Гессен, ослабленный испытаниями лихолетья и тяготами эмигрантского существования, прожил недолго, невелико и наследие его поэтическое: два-три десятка стихов, да небольшая поэма — но и это не должно оставаться в безвестности.
Лирика Гессена посвящена в основе своей событиям российской истории, прежде всего ближайшей. Так, он славит Русскую Армию, противостоявшую большевикам:
Слава светлому Воинству Крыма,
Победившему тягостный плен,
Тем, чьи очи не слепли от дыма,
Тем, чья верность не знала измен.
Тем, чья мощь под ударами крепла
И в сраженьях не гнулся чей меч,
Кто сумел и под грудою пепла
Нехладеющим сердце сберечь.
Тем, кто, преданный мукам безмерным,
Тем, кто, зноем и жаждой томим,
Оставался бестрепетно-верным
Нерушимым обетам своим.
Вам, чьи очи не слепли от дыма,
Вам, чьи жизни сгорали дотла,—
Белокрылому Воинству Крыма—
Хвала!
1922
Глеб Струве, давший опыт исторического обзора русской литературы в изгнании, самый полный на нынешнее время, верно заметил, что поэзия Гессена «немного отзывалась книжностью»7, но это обычно для начинающих поэтов. Подобное одолевается, если поэт искренен в своих переживаниях. Искренность Гессена несомненна, да времени оказалась нехватка.
Среди стихотворных раздумий Гессена — осмысление русской истории, вызнавание в ней добрых начал, но и тех сорных плевел, которые заглушили на время посевы правды. Идеальным же историческим деятелем видится Гессену Император Александр III.
Не побоится в ржавой лужице
Сапог солдатский окунуть.
Упрётся в землю, понатужится
И выведет на верный путь.
Поэма «Горькие травы», начатая ещё в России, опубликованная посмертно в 1926 году и, по всей видимости, не завершённая, отмечена мудростью исторических прозрений, которыми была обделена либеральная интеллигенция России. Гессен развивает образ, данный в статье «Там и здесь»: русское поле, засеянное дурными заморскими семенами.

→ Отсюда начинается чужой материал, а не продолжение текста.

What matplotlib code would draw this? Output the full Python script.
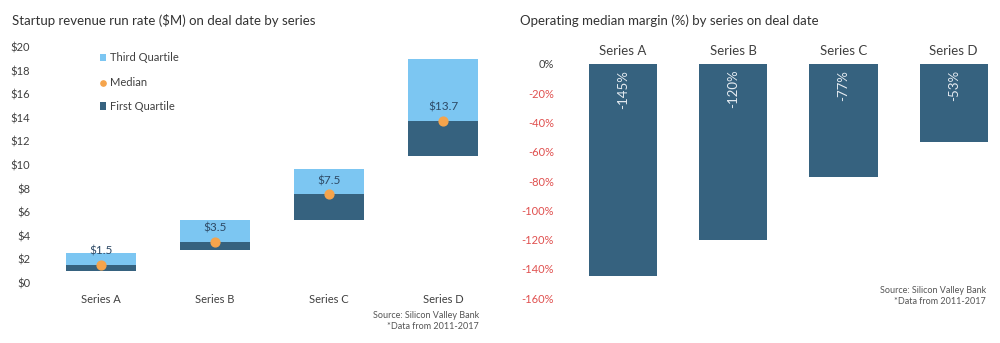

Лишь чрез долгие, долгие годы
Из земли показались ростки.
Отравили ли горькие травы,
Напоил ли их ядом песок—
Только полон коварной отравы
Сладковатый и липкий их сок.
Он сулит небывалые муки
Тем, кто выпьет его невзначай,
Но не деды собрали, а внуки
С ядовитых полей урожай…
И в крови их пылает отрава,
И кружит их хмельной ураган…
Эх, степные да горькие травы,
Эх, лукошко заморских семян!..
Основные части поэмы соответствуют тем поколениям русских вольнодумцев, которые взращивали этот урожай. Начало — «Предки». Те, кто одурманивал себя просвещенческими соблазнами.

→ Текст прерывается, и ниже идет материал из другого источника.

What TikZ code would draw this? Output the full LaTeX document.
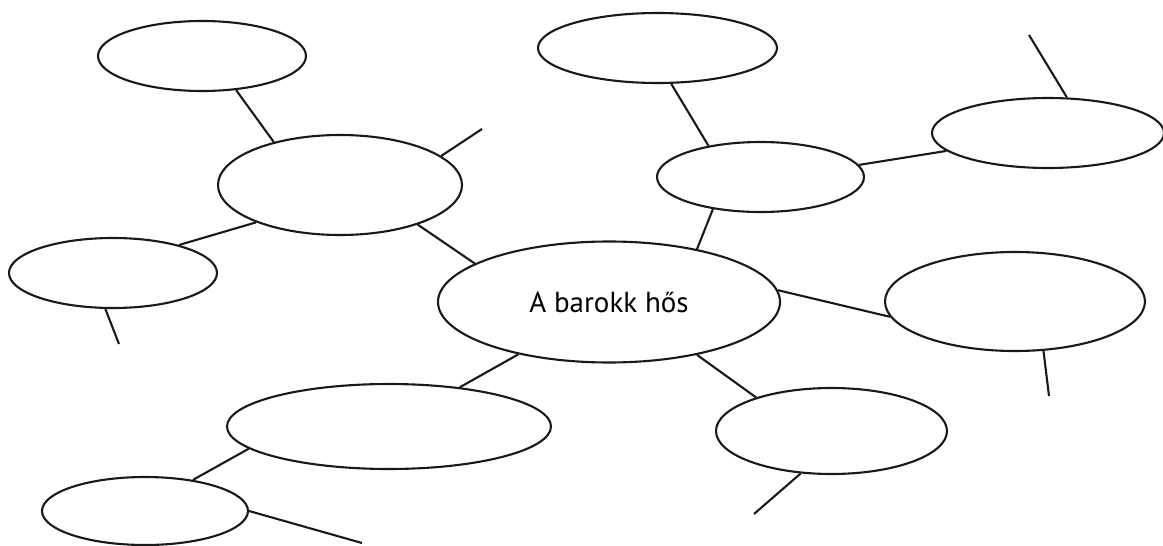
\documentclass[tikz,border=0pt]{standalone}
\usepackage{fontspec}
\setmainfont{PT Sans}
\usetikzlibrary{shapes.geometric}

\tikzset{
  bubble/.style n args={2}{ellipse, draw=black!90, line width=2.1pt, fill=white,
    inner sep=0pt, minimum width=#1, minimum height=#2},
  link/.style={draw=black!90, line width=2.1pt}
}

\begin{document}
\begin{tikzpicture}[x=1pt, y=-1pt]
  \useasboundingbox (0,0) rectangle (1163,546);

  % mind-map bubbles
  \node[bubble={342pt}{121pt}, font=\fontsize{29}{33}\selectfont] (hero) at (609,302) {A barokk hős};
  \node[bubble={208pt}{70pt}]  (tl)  at (202,56)    {};
  \node[bubble={244pt}{100pt}] (lm)  at (340,185)   {};
  \node[bubble={208pt}{70pt}]  (ll)  at (113,273)   {};
  \node[bubble={239pt}{70pt}]  (tc)  at (657.5,48)  {};
  \node[bubble={207pt}{70pt}]  (mr)  at (760.5,177) {};
  \node[bubble={232pt}{70pt}]  (tr)  at (1048,133)  {};
  \node[bubble={260pt}{99pt}]  (rm)  at (1015,301.5){};
  \node[bubble={324pt}{85pt}]  (bc)  at (389,426.5) {};
  \node[bubble={231pt}{86pt}]  (br)  at (831.5,431) {};
  \node[bubble={206pt}{68pt}]  (bl)  at (145,511)   {};

  % loose ends for further ideas
  \coordinate (lmEnd) at (482,129);
  \coordinate (llEnd) at (119,344);
  \coordinate (trEnd) at (1029,35);
  \coordinate (rmEnd) at (1049,396);
  \coordinate (brEnd) at (754,514);
  \coordinate (blEnd) at (362,543);

  % connectors
  \draw[link] (tl.-45)    -- (lm.147.5);
  \draw[link] (lm.16.7)   -- (lmEnd);
  \draw[link] (lm.204.9)  -- (ll.23.3);
  \draw[link] (ll.258.7)  -- (llEnd);
  \draw[link] (lm.333.4)  -- (hero.164.6);
  \draw[link] (tc.291.9)  -- (mr.149.9);
  \draw[link] (mr.214)    -- (hero.31.5);
  \draw[link] (mr.7.4)    -- (tr.190.2);
  \draw[link] (tr.62.8)   -- (trEnd);
  \draw[link] (hero.4.4)  -- (rm.187.1);
  \draw[link] (rm.300.9)  -- (rmEnd);
  \draw[link] (hero.329.7)-- (br.156.1);
  \draw[link] (br.234)    -- (brEnd);
  \draw[link] (hero.210.6)-- (bc.29.4);
  \draw[link] (bc.189.2)  -- (bl.33.4);
  \draw[link] (bl.east)   -- (blEnd);
\end{tikzpicture}
\end{document}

Так сладко окунуться разом
В кристально-ясный мир Вольтера,
Где над поверженной химерой
Царит один бессмертный разум.
И результат:
Мудрых книг губительная ложь,
Лживых слов лукавое злодейство,
Дерзких мыслей ненасытный нож—
Обагрили кровью площадь действа…
Затем — «Прадеды».
Фурье… Бланки… Фаланги… Мастерские…
Табачный дым, вино, кухонный чад…
Спокойно дышит спящая Россия,
Вся ровная и белая, как плат…
Тревожному восторженому взгляду
В морозной мгле сквозь смутный снежный прах
Мерещатся огни и баррикады
На сонных улицах и площадях…
……………………………………
Как щупальцы таинственного зверя,
Вползают мутно-белые волокна
В высокие завешенные окна,
В балконные, затворенные двери.
Всё это так известно по историческим штудиям, заправленным социалистической идеологией. Поэт одолел это самостоятельно, но без обольщения лукавыми толкованиями. В поколениях революционных борцов он видел отравителей России. Следующая часть поэмы — «Деды». Террористы-убийцы, наслаждающиеся своею кровавой «охотою». И — «Отцы», совершившие чёрное дело гибельной измены, превратившие Русь в «братскую могилу воспоминаний и надежд». Горькие плоды взращённого урожая достались тем, кого поэт сострадательно описал в главе «Дети», к которым и себя причислил, с которыми и сам принял муку.
Путь наш был окровавлен, тревожен и долог!
Но замкнулся проклятый, пылающий круг.